Reports claim that Morocco was the most enthusiastic user of the Pegasus software, with more than 10,000 of the 50,000 numbers contained in the leak deemed of interest to the country’s secret services.

The phone numbers of several journalists now jailed in Morocco also were divulged, along with those of former French Prime Minister Edouard Philippe and European Council President Charles Micheland WHO Director General Tedros Adhanom Ghebreyesus.

NSO Group has denied this, claiming the likes of Macron, Ghebreyesus and Morocco’s King Mohammed VI, who also appeared on the list, had never been “targets.”

The Moroccan government has denied using Pegasus spyware, calling the reporting “mendacious, massive and malevolent media campaign.”

A government spokesman also told the U.K.’s Guardian newspaper that the allegations were “unfounded” and said Amnesty International had been “incapable of proving any relationship whatsoever between Morocco and the aforementioned Israeli company.”

However, NKC African Economics Analyst Francois Conradie said the revelations will inevitably have some impact on international relations.

“Morocco depends to a high degree on French diplomatic support in advancing its interests in multilateral fora like the UN and may now find its former friends in the Quai d’Orsay less inclined to be helpful,” he said.

Ramaphosa and Rwanda
South African President Cyril Ramaphosa’s number also appeared on the list, allegedly targeted by Rwanda. Relations between Kigali and Pretoria have been somewhat strained since exiled former Rwandan intelligence chief Patrick Karegeya, a critic of President Paul Kagame, was assassinated in Johannesburg in 2013.

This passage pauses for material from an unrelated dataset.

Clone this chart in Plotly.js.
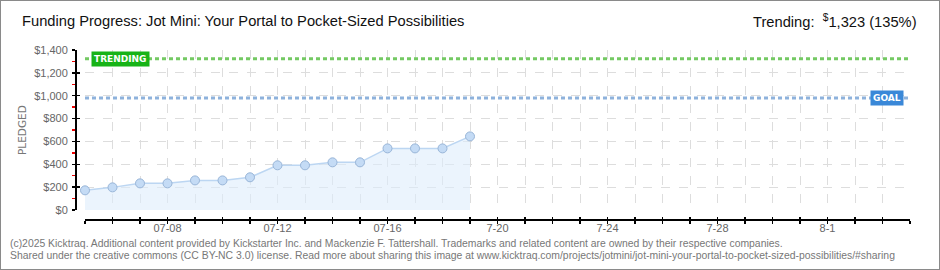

However, the two countries had been working to restore bilateral relations, and Rwandan Foreign Minister Vincent Biruta met with South African counterpart Naledi Pandor in Pretoria last month to discuss cooperation on various regional issues. The Guardian reported that Ramaphosa appeared to have been selected for surveillance in 2019.

Conradie suggested Rwanda may have been seeking more leverage in pursuit of other regime defectors. Carine Kanimba, daughter of Paul Rusesabagina, the hotel manager who famously sheltered refugees during the Rwandan genocide in 1994, was also allegedly on Rwanda’s list.

Since leaving Rwanda in 1996, Rusesabagina has become a prominent critic of Kagame’s Rwandan Patriotic Front government. He was arrested in August on nine terrorism charges in relation to his affiliation with the armed wing of an opposition party, which claimed responsibility for fatal terror attacks in Rwanda in 2018.

“The tensions between South Africa and Rwanda – of late heightened by the way Mozambique has clearly preferred a Rwandan intervention in Cabo Delgado to a South African-led regional one – will remain in place,” Conradie said.

Rwandan troops are deployed to assist local security forces in fending off a jihadist insurgency in Mozambique that has threatened the country’s key natural gas hubs.

“And overall, the revelations lead to the depressing conclusion that life for journalists and dissidents worldwide, but especially in authoritarian places like Morocco and Rwanda, will only keep getting more difficult,” Conradie concluded.

Rwanda has also categorically denied that it uses the Pegasus system and claimed in a response to the Guardian that it does not possess the technical capacity to carry out espionage on such a scale. It accused the reports of being part of an “ongoing campaign to cause tensions between Rwanda and other countries” and to sow disinformation about the country.